──────── DATA ROWS ────────
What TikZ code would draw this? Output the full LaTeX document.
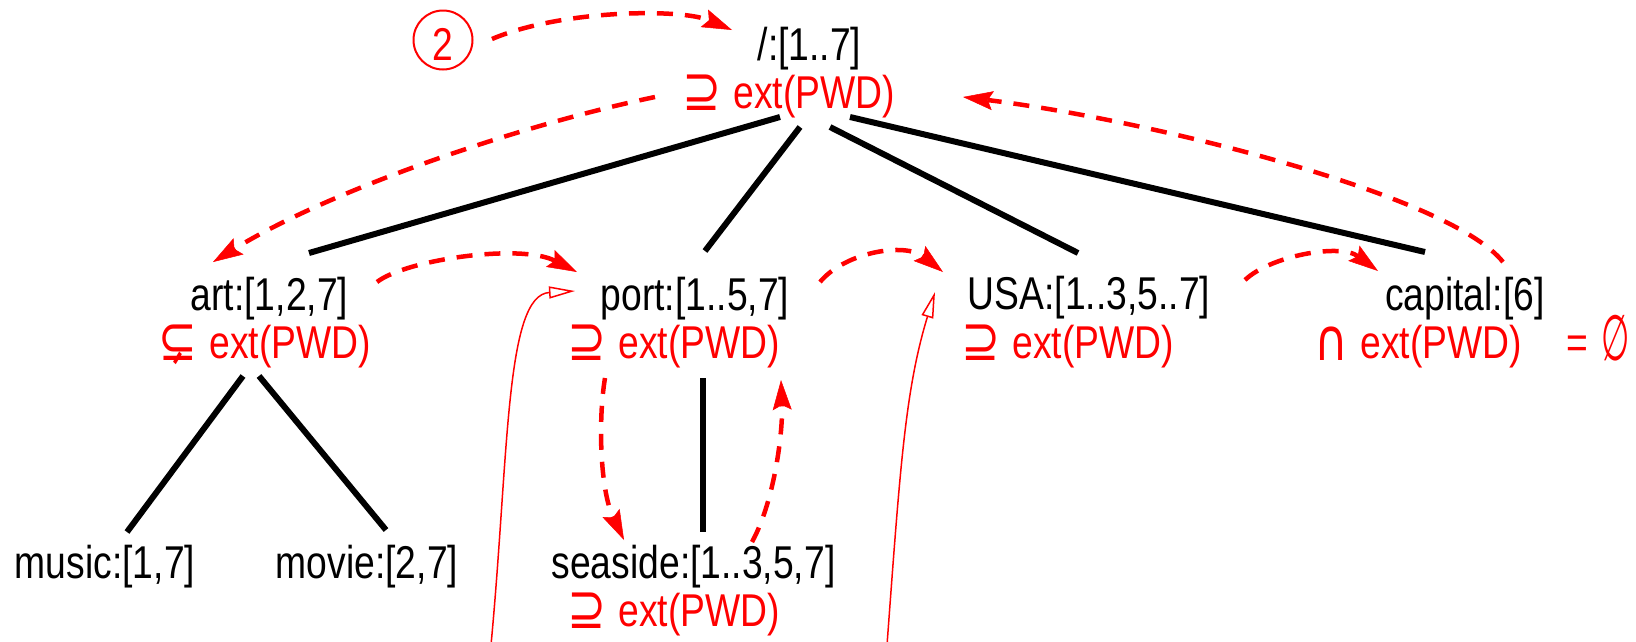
\documentclass[tikz,border=0pt]{standalone}
\usepackage{fontspec}
\usepackage{graphicx}
\setmainfont{Liberation Sans}[FakeStretch=0.81]
\newfontfamily\symfont{DejaVu Sans}[FakeStretch=0.8]
\usetikzlibrary{arrows.meta}
\newcommand{\setsym}[1]{\raisebox{-2pt}{\symfont\fontsize{58}{60}\selectfont #1}}
\newcommand{\extpwd}[1]{\setsym{#1}\hspace{12pt}ext(PWD)}
\tikzset{
  lbl/.style={anchor=base},
  extn/.style={anchor=base east, text=red},
  treeline/.style={line width=6pt},
  walk/.style={red, line width=4.5pt, dash pattern=on 16pt off 12pt,
    -{Stealth[length=30pt,width=19pt,inset=5pt,line width=0.5pt]}},
  jump/.style={red, line width=1.5pt, -{Triangle[open,length=26pt,width=12pt]}},
}
\begin{document}
\begin{tikzpicture}[x=1pt,y=-1pt,every node/.style={inner sep=0pt,font=\fontsize{46}{52}\selectfont}]
\useasboundingbox (0,0) rectangle (1636,641);
% tree labels
\node[lbl] (root) at (809.5,60) {/:[1..7]};
\node[extn] (rootx) at (895,108) {\extpwd{⊇}};
\node[lbl] (art) at (269.5,310) {art:[1,2,7]};
\node[extn] (artx) at (371,358) {\extpwd{⊊}};
\node[lbl] (port) at (695,310) {port:[1..5,7]};
\node[extn] (portx) at (780,358) {\extpwd{⊇}};
\node[lbl] (usa) at (1089,309) {USA:[1..3,5..7]};
\node[extn] (usax) at (1174,358) {\extpwd{⊇}};
\node[lbl] (capital) at (1465,310) {capital:[6]};
\node[extn] (capitalx) at (1522,358) {\extpwd{∩}};
\node[anchor=base west, text=red] (capeq) at (1566,358) {=\hspace{14pt}\setsym{\scalebox{0.7}[1.1]{∅}}};
\node[lbl] (music) at (105,578) {music:[1,7]};
\node[lbl] (movie) at (367,578) {movie:[2,7]};
\node[lbl] (seaside) at (693.5,578) {seaside:[1..3,5,7]};
\node[extn] (seasidex) at (780,626) {\extpwd{⊇}};
\node[draw=red, line width=2pt, circle, minimum size=59pt, text=red,
  text height=40pt, text depth=0pt] (c2) at (443,40) {2};
% free ends at the bottom
\coordinate (inl) at (491,645);
\coordinate (inu) at (887,645);
% tree edges
\draw[treeline] ([shift={(-115,9)}]rootx.base east) -- ([shift={(39.5,-57)}]art.base);
\draw[treeline] ([shift={(-95,19)}]rootx.base east) -- ([shift={(10,-59)}]port.base);
\draw[treeline] ([shift={(-65,19)}]rootx.base east) -- ([shift={(-11,-56)}]usa.base);
\draw[treeline] ([shift={(-45,9)}]rootx.base east) -- ([shift={(-40,-58)}]capital.base);
\draw[treeline] ([shift={(-128,18)}]artx.base east) -- ([shift={(22,-46)}]music.base);
\draw[treeline] ([shift={(-112,18)}]artx.base east) -- ([shift={(19,-48)}]movie.base);
\draw[treeline] ([shift={(-77,20)}]portx.base east) -- ([shift={(9.5,-46)}]seaside.base);
% traversal
\draw[walk] ([shift={(49,-1)}]c2.center) .. controls +(68,-29) and +(-52,-22) .. ([shift={(-77.5,-30)}]root.base);
\draw[walk] ([shift={(-240,-11)}]rootx.base east) .. controls +(-135,28) and +(117,-72) .. ([shift={(-56.5,-48)}]art.base);
\draw[walk] ([shift={(107.5,-28)}]art.base) .. controls +(28,-22) and +(-57,-29) .. ([shift={(-118,-38)}]port.base);
\draw[walk] ([shift={(125,-28)}]port.base) .. controls +(25,-30) and +(-38,-30) .. ([shift={(-146,-37)}]usa.base);
\draw[walk] ([shift={(156,-29)}]usa.base) .. controls +(25,-24) and +(-38,-28) .. ([shift={(-87,-39)}]capital.base);
\draw[walk] ([shift={(38,-48)}]capital.base) .. controls +(-53,-67) and +(187,23) .. ([shift={(68,-11)}]rootx.base east);
\draw[walk] ([shift={(-175,20)}]portx.base east) .. controls +(-7,42) and +(-24,-50) .. ([shift={(-69.5,-38)}]seaside.base);
\draw[walk] ([shift={(58.5,-36)}]seaside.base) .. controls +(23,-42) and +(2,50) .. ([shift={(1,22)}]portx.base east);
% links from below
\draw[jump] (inl) .. controls +(18,-191) and +(-70,4) .. ([shift={(-120,-19)}]port.base);
\draw[jump] (inu) .. controls +(13,-175) and +(-30,98) .. ([shift={(-154,-17)}]usa.base);
\end{tikzpicture}
\end{document}
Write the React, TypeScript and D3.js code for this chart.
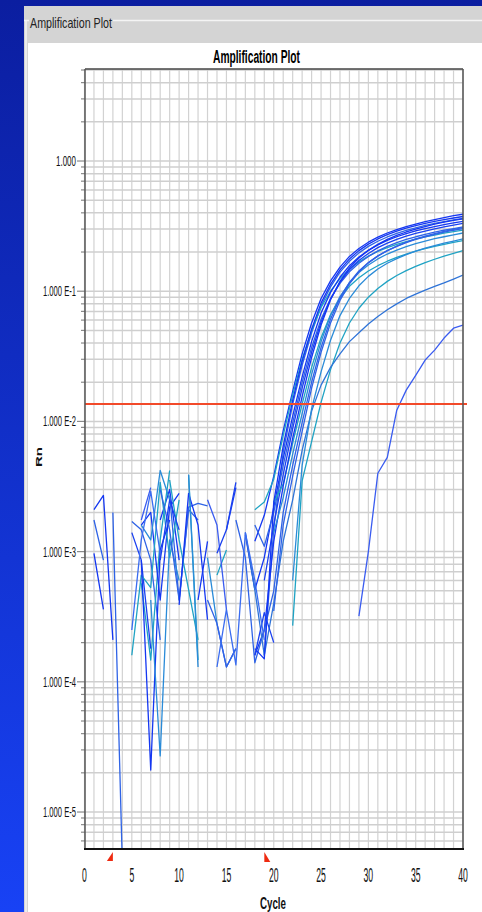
────────
-- WHAT IS EXPECTED --
Leave out the pictures and print each record exactly as it stands.

-- RESPONSE --
What TikZ code would draw this? Output the full LaTeX document.
\documentclass[tikz,border=0pt]{standalone}
\usepackage{fontspec}
\usepackage{graphicx}
\setmainfont{Liberation Sans}[FakeStretch=0.81]
\newfontfamily\symfont{DejaVu Sans}[FakeStretch=0.8]
\usetikzlibrary{arrows.meta}
\newcommand{\setsym}[1]{\raisebox{-2pt}{\symfont\fontsize{58}{60}\selectfont #1}}
\newcommand{\extpwd}[1]{\setsym{#1}\hspace{12pt}ext(PWD)}
\tikzset{
  lbl/.style={anchor=base},
  extn/.style={anchor=base east, text=red},
  treeline/.style={line width=6pt},
  walk/.style={red, line width=4.5pt, dash pattern=on 16pt off 12pt,
    -{Stealth[length=30pt,width=19pt,inset=5pt,line width=0.5pt]}},
  jump/.style={red, line width=1.5pt, -{Triangle[open,length=26pt,width=12pt]}},
}
\begin{document}
\begin{tikzpicture}[x=1pt,y=-1pt,every node/.style={inner sep=0pt,font=\fontsize{46}{52}\selectfont}]
\useasboundingbox (0,0) rectangle (1636,641);
% tree labels
\node[lbl] (root) at (809.5,60) {/:[1..7]};
\node[extn] (rootx) at (895,108) {\extpwd{⊇}};
\node[lbl] (art) at (269.5,310) {art:[1,2,7]};
\node[extn] (artx) at (371,358) {\extpwd{⊊}};
\node[lbl] (port) at (695,310) {port:[1..5,7]};
\node[extn] (portx) at (780,358) {\extpwd{⊇}};
\node[lbl] (usa) at (1089,309) {USA:[1..3,5..7]};
\node[extn] (usax) at (1174,358) {\extpwd{⊇}};
\node[lbl] (capital) at (1465,310) {capital:[6]};
\node[extn] (capitalx) at (1522,358) {\extpwd{∩}};
\node[anchor=base west, text=red] (capeq) at (1566,358) {=\hspace{14pt}\setsym{\scalebox{0.7}[1.1]{∅}}};
\node[lbl] (music) at (105,578) {music:[1,7]};
\node[lbl] (movie) at (367,578) {movie:[2,7]};
\node[lbl] (seaside) at (693.5,578) {seaside:[1..3,5,7]};
\node[extn] (seasidex) at (780,626) {\extpwd{⊇}};
\node[draw=red, line width=2pt, circle, minimum size=59pt, text=red,
  text height=40pt, text depth=0pt] (c2) at (443,40) {2};
% free ends at the bottom
\coordinate (inl) at (491,645);
\coordinate (inu) at (887,645);
% tree edges
\draw[treeline] ([shift={(-115,9)}]rootx.base east) -- ([shift={(39.5,-57)}]art.base);
\draw[treeline] ([shift={(-95,19)}]rootx.base east) -- ([shift={(10,-59)}]port.base);
\draw[treeline] ([shift={(-65,19)}]rootx.base east) -- ([shift={(-11,-56)}]usa.base);
\draw[treeline] ([shift={(-45,9)}]rootx.base east) -- ([shift={(-40,-58)}]capital.base);
\draw[treeline] ([shift={(-128,18)}]artx.base east) -- ([shift={(22,-46)}]music.base);
\draw[treeline] ([shift={(-112,18)}]artx.base east) -- ([shift={(19,-48)}]movie.base);
\draw[treeline] ([shift={(-77,20)}]portx.base east) -- ([shift={(9.5,-46)}]seaside.base);
% traversal
\draw[walk] ([shift={(49,-1)}]c2.center) .. controls +(68,-29) and +(-52,-22) .. ([shift={(-77.5,-30)}]root.base);
\draw[walk] ([shift={(-240,-11)}]rootx.base east) .. controls +(-135,28) and +(117,-72) .. ([shift={(-56.5,-48)}]art.base);
\draw[walk] ([shift={(107.5,-28)}]art.base) .. controls +(28,-22) and +(-57,-29) .. ([shift={(-118,-38)}]port.base);
\draw[walk] ([shift={(125,-28)}]port.base) .. controls +(25,-30) and +(-38,-30) .. ([shift={(-146,-37)}]usa.base);
\draw[walk] ([shift={(156,-29)}]usa.base) .. controls +(25,-24) and +(-38,-28) .. ([shift={(-87,-39)}]capital.base);
\draw[walk] ([shift={(38,-48)}]capital.base) .. controls +(-53,-67) and +(187,23) .. ([shift={(68,-11)}]rootx.base east);
\draw[walk] ([shift={(-175,20)}]portx.base east) .. controls +(-7,42) and +(-24,-50) .. ([shift={(-69.5,-38)}]seaside.base);
\draw[walk] ([shift={(58.5,-36)}]seaside.base) .. controls +(23,-42) and +(2,50) .. ([shift={(1,22)}]portx.base east);
% links from below
\draw[jump] (inl) .. controls +(18,-191) and +(-70,4) .. ([shift={(-120,-19)}]port.base);
\draw[jump] (inu) .. controls +(13,-175) and +(-30,98) .. ([shift={(-154,-17)}]usa.base);
\end{tikzpicture}
\end{document}
Write the React, TypeScript and D3.js code for this chart.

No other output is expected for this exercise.